The cars had stripped chassis with all unnecessary brackets deleted, custom fuel tanks, no bumpers, narrow racing screens, roll bars behind the drivers’ seats and specially shaped cockpit covers with air intake slots.

Each had an aluminium three-litre straight six, tuned for 173kW (15kW more than the standard SL) and weighed just over 900kg - more than 400kg lighter compared to the road car’s 1330kg.

The two cars were tested at Hockenheim and shipped to New York, where they arrived on 12 April, along with a factory technician, Victor Gross, and a mound of spares, including three complete engines. Final running in was done at the Lime Rock circuit in Connecticut, after which Gross was able to report to Mercedes-Benz racing manager Alfred Neubauer that they were able to lap faster than anything else in the D Modified Class, “without being fully driven to the limit”.

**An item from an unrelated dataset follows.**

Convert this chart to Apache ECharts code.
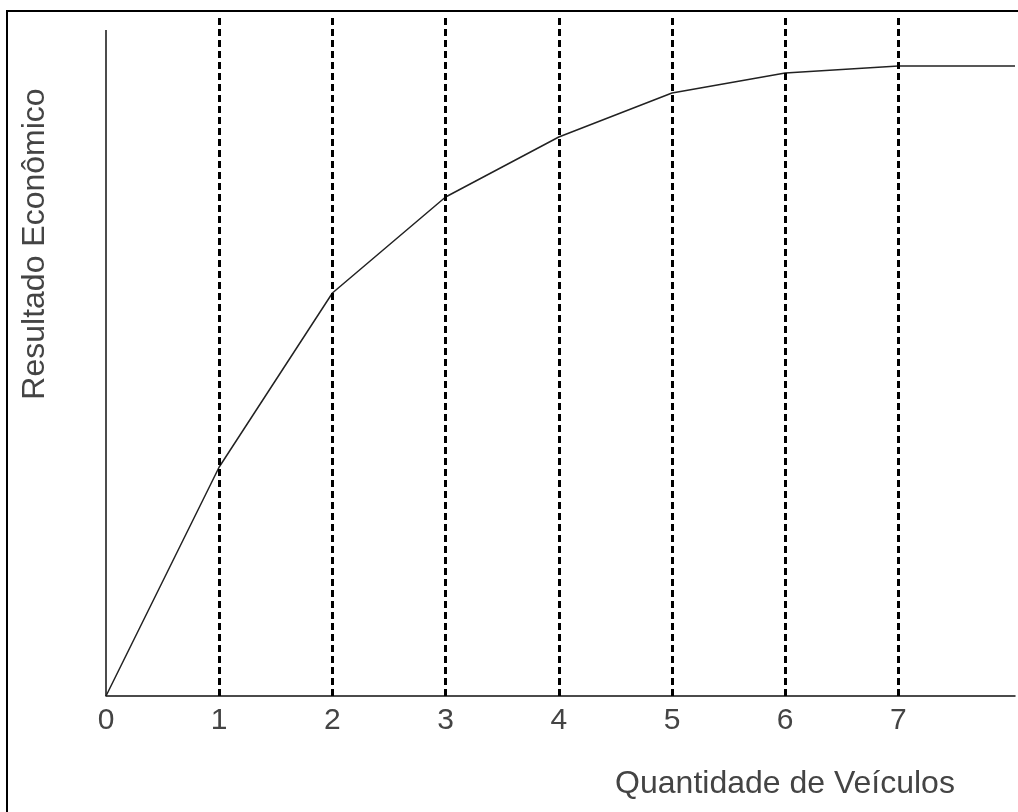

The race cars were almost completely stripped of interior trim to lighten them. File photo: Mercedes-Benz

O’Shea duly won the 1957 US Sports Car title but after that the cars were no longer competitive. They were apparently raced for some years with a succession of Detroit V8s, but eventually vanished altogether. 

Today no trace of them is known to exist, making them the stuff of legend in the truest sense of the word. But, in characteristic German fashion, all the blueprints, records  specifications, tools, data, photos and documentation from the original build were neatly filed at Stuttgart

So, when the Mercedes-Benz Classic Centre in Irvine, California decided to build something really special for the 60th anniversary of the SL, they were able to build one from scratch, using a ratty but original 1957 300 SL as a donor car.

And that’s the car that you see in the video - truly a legend reborn, and a fitting tribute to Paul O’Shea, Victor Gross and the iconic 300 SL.